Uykusuz Yazmayı Da Deneyelim

   24 Saattir uyumayan biri olarak klavye başına geçtim. Yazım hataları olursa şimdiden affola ve yazmaya ihtiyacım var, dinlemeyin beni... Bugün belli bir konu yok, aslında var, ama yok gibi davranmak istiyorum, bana yardımcı olun hadi, dikkatinizi benden alın.
Yakın zamanı anlatmakla başlıyorum o zaman. Bu gece hiç uyumadım saat sabahın 11'i olmuş. Bir saat kadar önce gazoz şişesinin dibindeki 12 yudumluk asitli suyu içtim, karnım açtı ne yapsaydım? Doymadım o ayrı. Kahvaltı yapmaya üşendim bide, zaten bir saate yemek hazır olur, az daha bekle.
   Bu hafta yeni bir şarkıyla tanıştım ve önemli bir günde tanıştığıma inanıyorum. Şarkı Travis grubuna ait ve adı ise "Happy to Hang Around" yani "Ortalıkta Sallanmaktan Mutluyum" evet, öyle bir hale bürünmeye çalıştım şarkıyı dinledikçe. Ve bıkmadan bir hafta geçirdim bu şarkıyla. İlk kez böyle bir şey olmuyor tabi, ama bu şarkı başka; aile fertlerini bile etkiledi. Dinlemeye ne kadar daha devam edeceğimi bilmiyorum sadece dinlemek istiyorum hep bu.
   "Happy to Hang Around" ile tanıştığımda, tam o gün yani (20 Temmuz falan) kız arkadaşımdan ayrıldım. İster istemez hüzün kaplıyor içini ama her zamanki gibi atlatmak zor olmuyor. Hem neden zor olsun ki? Oyunun sonunu biliyordum, ona göre oynasaymışım.

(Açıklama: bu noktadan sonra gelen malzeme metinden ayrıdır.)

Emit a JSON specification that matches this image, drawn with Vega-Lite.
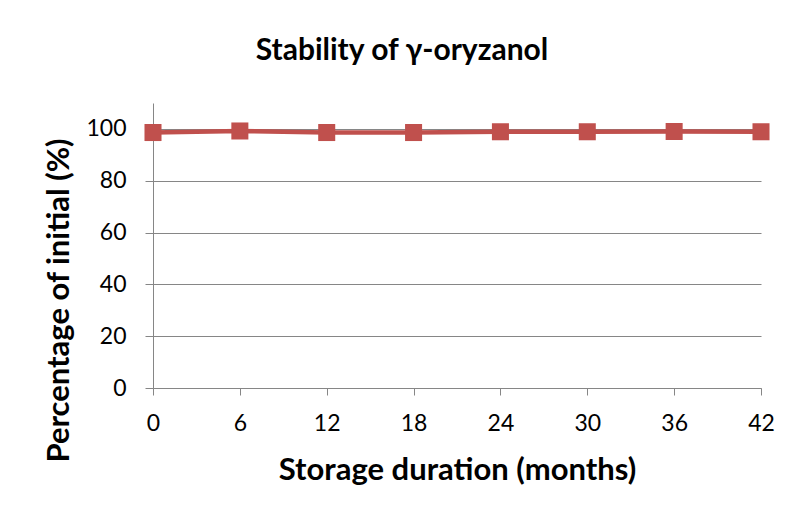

Fazla sarsılmadım da bir boşluk oldu tabi. Hala tamamen hayatımdan çıkartabilmiş değilim. Çünkü bunu daha denemedim. Eğer denersem nasıl bir müdahaleyle karşılaşacağımı bilmiyorum da. Gerçek şu ki: Sevmek çocuk oyuncağı kadar basit ve kullanışlı bir yapıya sahip. Eline geçiren herkes bir tarafından tutar ve incelemeye başar. Hoşuna giden tarafın üstüne yoğunlaşır ve sıkılınca da "ben ayrılman istiyorum" denir.

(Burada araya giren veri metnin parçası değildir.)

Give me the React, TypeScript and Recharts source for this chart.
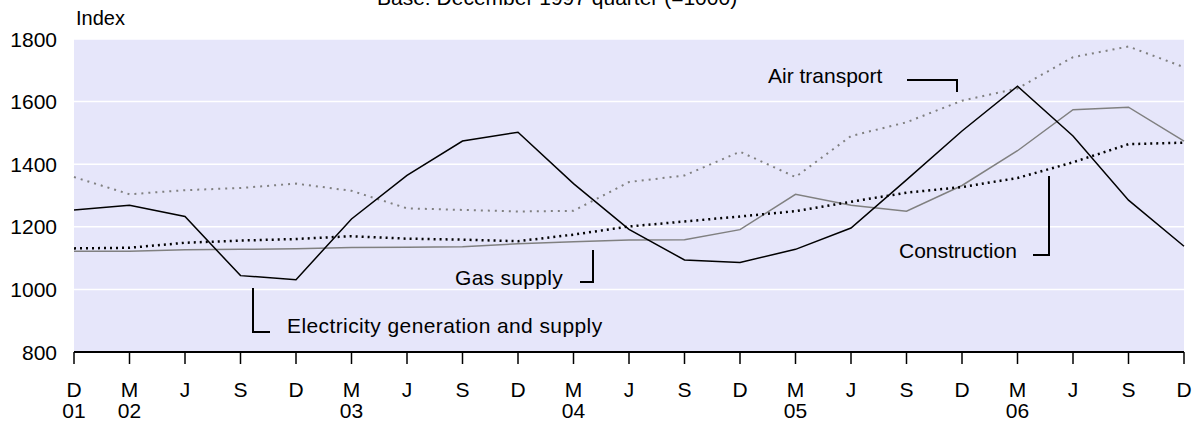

Küslüğüm falan yok tabi, özellikle de kendime karşı. Böyle hafif kızgınlığım var ama; Kendi kurallarımı çiğnediğim için üzgünüm. Kuralları takan yokta, ama bile bile yanlış yapmaktı kötü olan. Zaman kaybetmiş değilim neyse ki, öyle basit bir tecrübe daha edindim. 
   Saçma olan yer neresi biliyor musun? Ayrılma nedenini bile bilmiyorum, evet, bunu da öğrenmek istemedim. Kocaman bir olasılıkla saçma bir neden olacağını biliyorum, duymasam da olurdu, oldu da... 
Ve bazen "iyi" olmakta yetmiyor Polyanna. Kötü mü olmak gerekir bu durumda? Elbette hayır. Ama iyiliğin dozunu yüksekten vermek zararlı olabiliyor böyle....
uuu bakınız aklıma ne düştü?! Belki bunları okuyordur he? Olamaz mı sayın Ortaçgil? "Olabilir" eğer olduysa, ona da bir şeyler yazmak isterim; Senden, benim için bir mektup yazmanı istemiştim, istemiştim çünkü, ben sana günler öncesinden yazmıştım. Yazdıklarımı sana vermek istemedim ama. O kadar haklı çıktım ki... Ben bile şaşırdım söylediklerime... Sen zaten yazmamışsındır o mektubu, yani bana verebilecek bir mektubun yok. Benim de kalmadı.
   Dur lan böyle salak gibi hissettim kendimi, zaten uykuluyum ne dediğimi bilmiyorum. Tamam toparlıyorum o zaman; Yinede kendine iyi bak.